Magnus Manske wrote:
Bridget [name omitted for privacy reasons] wrote:
First off, in regards to whether anglicization (or rather americinization) is dumbing down...why yes it is. As we all know, the biggest argument against using more foreign names for foreign objects is, "Oh, but its soooooo confusing".
It is, for the Americans. ;-) With redirects, we can catch all common spellings. The idea is that when someone who doesn't know the "correct" spelling (if there is such a thing) links to a topic, (s)he will use, with some likelyhood, the most common spelling. On the English wikipedia, that's the most common one *in English*. So, we'd want to put the article under that spelling, as to avoid redirects as much as possible when reading the 'pedia.
Why such antipathy to redirects? Whether we choose English spellings or original spellings, the redirects should still be there. The only difference is which way they're pointing.
So the English wikipedia should use more accents in their article titles because you and armed terrorists tell them to? Now that you mention it, it *does* fit with your prior actions ;-)

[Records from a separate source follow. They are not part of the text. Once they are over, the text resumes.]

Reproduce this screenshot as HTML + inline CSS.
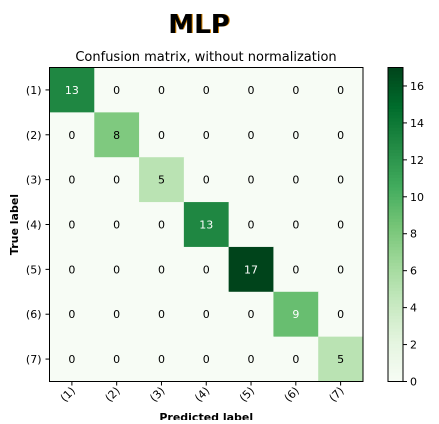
<!DOCTYPE html>
<html><head><meta charset="utf-8"><style>
body{margin:0;background:#fff;width:439px;height:420px;overflow:hidden;font-family:"DejaVu Sans","Liberation Sans",sans-serif}
</style></head><body>
<svg width="439" height="420" xmlns="http://www.w3.org/2000/svg">
<text x="200" y="33" font-size="26" font-weight="bold" text-anchor="middle" fill="#d08000">MLP</text>
<text x="199" y="33" font-size="26" font-weight="bold" text-anchor="middle" fill="#000">MLP</text>
<text x="206" y="61" font-size="13" text-anchor="middle">Confusion matrix, without normalization</text>
</svg>
<script>
const labels=["(1)","(2)","(3)","(4)","(5)","(6)","(7)"];
const matrix=[[13,0,0,0,0,0,0],[0,8,0,0,0,0,0],[0,0,5,0,0,0,0],[0,0,0,13,0,0,0],[0,0,0,0,17,0,0],[0,0,0,0,0,9,0],[0,0,0,0,0,0,5]];
const cbarTicks=[0,2,4,6,8,10,12,14,16];
const vmax=17;
const NS="http://www.w3.org/2000/svg";
const svg=document.querySelector('svg');
const stops=["#f7fcf5","#e5f5e0","#c7e9c0","#a1d99b","#74c476","#41ab5d","#238b45","#006d2c","#00441b"];
function h2r(h){return [1,3,5].map(i=>parseInt(h.substr(i,2),16));}
function cmap(t){t=Math.max(0,Math.min(1,t));const p=t*8,i=Math.min(7,Math.floor(p)),f=p-i;const a=h2r(stops[i]),b=h2r(stops[i+1]);return `rgb(${a.map((v,k)=>Math.round(v+(b[k]-v)*f)).join(',')})`;}
function el(t,a,txt){const e=document.createElementNS(NS,t);for(const k in a)e.setAttribute(k,a[k]);if(txt!==undefined)e.textContent=txt;svg.appendChild(e);return e;}
const X0=49.5,Y0=67.5,W=313.5,H=314,n=labels.length,cw=W/n,ch=H/n;
const xs=j=>X0+j*cw, ys=i=>Y0+i*ch;
matrix.forEach((row,i)=>row.forEach((v,j)=>{
 const r=el('rect',{x:xs(j),y:ys(i),width:cw+0.5,height:ch+0.5,fill:cmap(v/vmax)});
 
 
 const t=el('text',{x:xs(j)+cw/2,y:ys(i)+ch/2+4,'font-size':11,'text-anchor':'middle',fill:v>vmax/2?'#fff':'#000'},v);
 
 
}));
const fr=el('rect',{x:X0,y:Y0,width:W,height:H,fill:'none',stroke:'#000','stroke-width':1});


labels.forEach((l,i)=>{
 const cy=ys(i)+ch/2;
 el('line',{x1:X0-4,x2:X0,y1:cy,y2:cy,stroke:'#000'});
 const t=el('text',{x:X0-8,y:cy+4,'font-size':11,'text-anchor':'end'},l);
 
 
 const cx=xs(i)+cw/2;
 el('line',{x1:cx,x2:cx,y1:Y0+H,y2:Y0+H+4,stroke:'#000'});
 const u=el('text',{x:cx+4,y:Y0+H+10,'font-size':11,'text-anchor':'end',transform:`rotate(-45 ${cx+4} ${Y0+H+10})`},l);
 
 
});
const xt=el('text',{x:X0+W/2,y:421,'font-size':11,'font-weight':'bold','text-anchor':'middle'},'Predicted label');


const yt=el('text',{x:0,y:0,'font-size':11,'font-weight':'bold','text-anchor':'middle',transform:`translate(18 ${Y0+H/2}) rotate(-90)`},'True label');


const CX=388,CW=15,CY=67.5,CH=314,N=100;
for(let k=0;k<N;k++){const r=el('rect',{x:CX,y:CY+CH-(k+1)*CH/N,width:CW,height:CH/N+0.6,fill:cmap((k+0.5)/N)});
 
 }
const cb=el('rect',{x:CX,y:CY,width:CW,height:CH,fill:'none',stroke:'#000'});


cbarTicks.forEach(v=>{const y=CY+CH-v/vmax*CH;
 el('line',{x1:CX+CW,x2:CX+CW+4,y1:y,y2:y,stroke:'#000'});
 const t=el('text',{x:CX+CW+7,y:y+4,'font-size':11},v);
 
 });
</script>
</body></html>
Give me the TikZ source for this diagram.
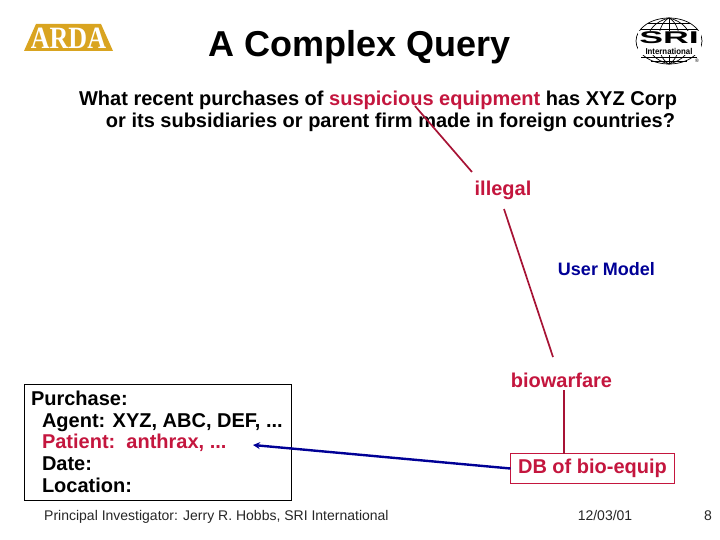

"Armed terrorists!" - That's raising the smell of the debate a little high isn't it?
I demand that the authoritarians recognize the value of other cultures and languages and that while a german katze is most certainly a cat, Dumkopfmeyerstrasse is never Dumbheadmeyerstreet, no matter how many americans say otherwise, unless the local inhabitants decide that the americans are right and go and change the street signs.
Let's call it Dummkopfmeyerstrasse in the German wikipedia, and call it what ever is common English spelling in the English wikipedia. As there's probably no know spelling of this specific street, it would likely be the German one.
Yes, but many anglophiles would like to believe that there is an English form even when they have to make it up.